More than 97% of the clubs voted for governance change put forward by the WRU at an extraordinary general meeting in Port Talbot.
The changes will now set to be completed by the end of 2023.
"The important thing is it's a positive starting point," said Walker.
The changes will now allow the doubling of independent members (INEDs) on the board from three to six.
This includes the introduction of an independent WRU chair for the first time, alongside the PRB chair in addition to four separate independent members.
The rise of independent members means the number of elected national or district members will be halved from eight to four.
"I said before today's meeting it was impossible to overhype an event such as the one we had today," added Walker.
"We simply had to vote for change otherwise the future of Welsh rugby was in doubt.
"The feelings and emotions at the moment are one of relief rather than jubilation or joy; I suspect that will come. But also we know this is not the end of it, this is where the hard work starts.
"We have to repay the faith the clubs have shown in us today. 97% of clubs voted for change and the proposal that was on the table and we are delighted about that.
"But we recognise now we have got to back up the words with actions."
The WRU will now attempt to redress the gender imbalance, with an ambition that at least five of the 12 board members are women, including one of the top two jobs - the chief executive or chair.
Catherine Read, one of the three independent non-exec directors alongside PRB chair Malcolm Wall and Henry Engelhardt, is currently the only female member of the 12-strong board.
"We have said it's an aspiration to have five women on the board," added Walker.
"We have engaged a head-hunter in that search and as a man I would not be arrogant enough to suggest we won't have enough good women putting themselves forward so we are very hopeful.
"It maybe a journey and we may get to three women, then four and five and then six or seven.
"The important things is the organisation is open to change and wants to be welcoming to people of all persuasions, both genders, social class, religion and everything. That is what we want Welsh rugby to be.
"It's taken too long and the warning signs have been there for quite some time and they have been ignored.

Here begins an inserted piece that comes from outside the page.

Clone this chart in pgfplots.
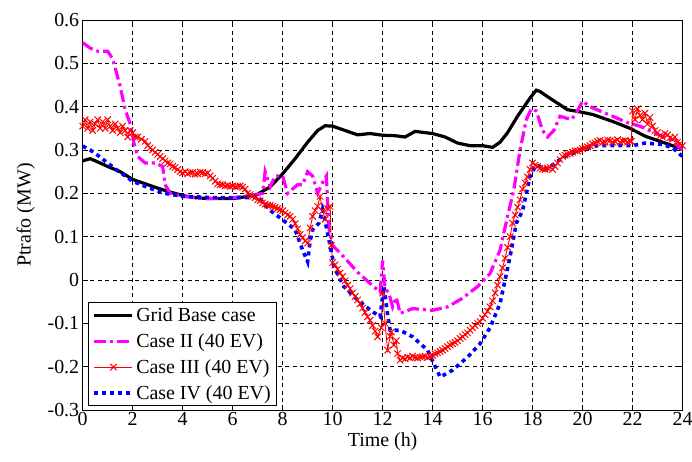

"We had a real wake-up call and responded and the membership has voted emphatically for change. Now it's our job to make sure that change is enacted."
Former Professional Rugby Board (PRB) chair Amanda Blanc stepped down from that role and the WRU Board in November 2021 after saying she experienced misogyny at the organisation.
Aviva Group CEO Blanc has said she was not listened to at the WRU.
When asked whether somebody of that stature could return, Walker replied: "The lines of communication have always been open.
"It is not my decision to make for her as either a potential chair and CEO, but I'm sure that thought will have crossed many people's minds."
The latest board proposals came in the wake of a catalogue of damaging allegations that saw chief executive Steve Phillips resign.
His interim replacement, Walker, was forced to appear before a Senedd hearing following a BBC Wales Investigates programme that provided allegations of sexism and misogyny within the governing body.
The WRU is still being investigated by an independent taskforce led by former judge Dame Anne Rafferty concerning the culture within the organisation.
When asked whether he thought Welsh rugby is currently institutionally sexist and misogynistic, Walker added: "I'm not going to make a judgement on that.
"We've got a review which is underway and I'm sure Dame Anne Rafferty and the panel will come to a view on that.
"If that's the view we have to accept it and move forward. It's not for me to say.
"We are not the only organisation in this country at the moment who are going through these things.
"If it is identified that we have issues in that regard we have already given and undertaken to implement the recommendations in full."
One contributor at the EGM stated Welsh rugby was the laughing stock of world rugby, but insisted the blame should be laid at the WRU hierarchy and not the clubs.
"It was a comment well made," added Walker.
"We aren't ducking responsibility, we are responsible for running this organisation.
"We have not done as well as we could have in a number of areas. Now is the time for change."
The first step will be try to recruit the independent chair with Walker confident the WRU can achieve the deadline of 31 December, 2023 to enact the changes.
Once the new chair is appointed, current incumbent Ieuan Evans will step down and a permanent chief executive will be recruited.
Walker was asked whether he would like the role full-time.
"I haven't even given that a thought," added Walker.
"I've all the things I'm thinking about, how long I am interim CEO is not one of them.
"It may sound twee, but it is bigger than any one person, it is about the game as a whole."
Evans was reflective on being voted out of his chair role.
"I loudly applaud them for voting me out of office," added Evans.
"I have no doubt there will be people who want to become the new independent chair of the WRU.
"We are fortunate in Wales. Sometimes we take it too lightly at how significant a role Welsh rugby and the WRU plays in Welsh life.
"It is embedded in our DNA and plays such an important role in our civic and social lives.
"I feel this is a wonderful opportunity for a person with drive, enthusiasm and skill set to play a massive role in our future."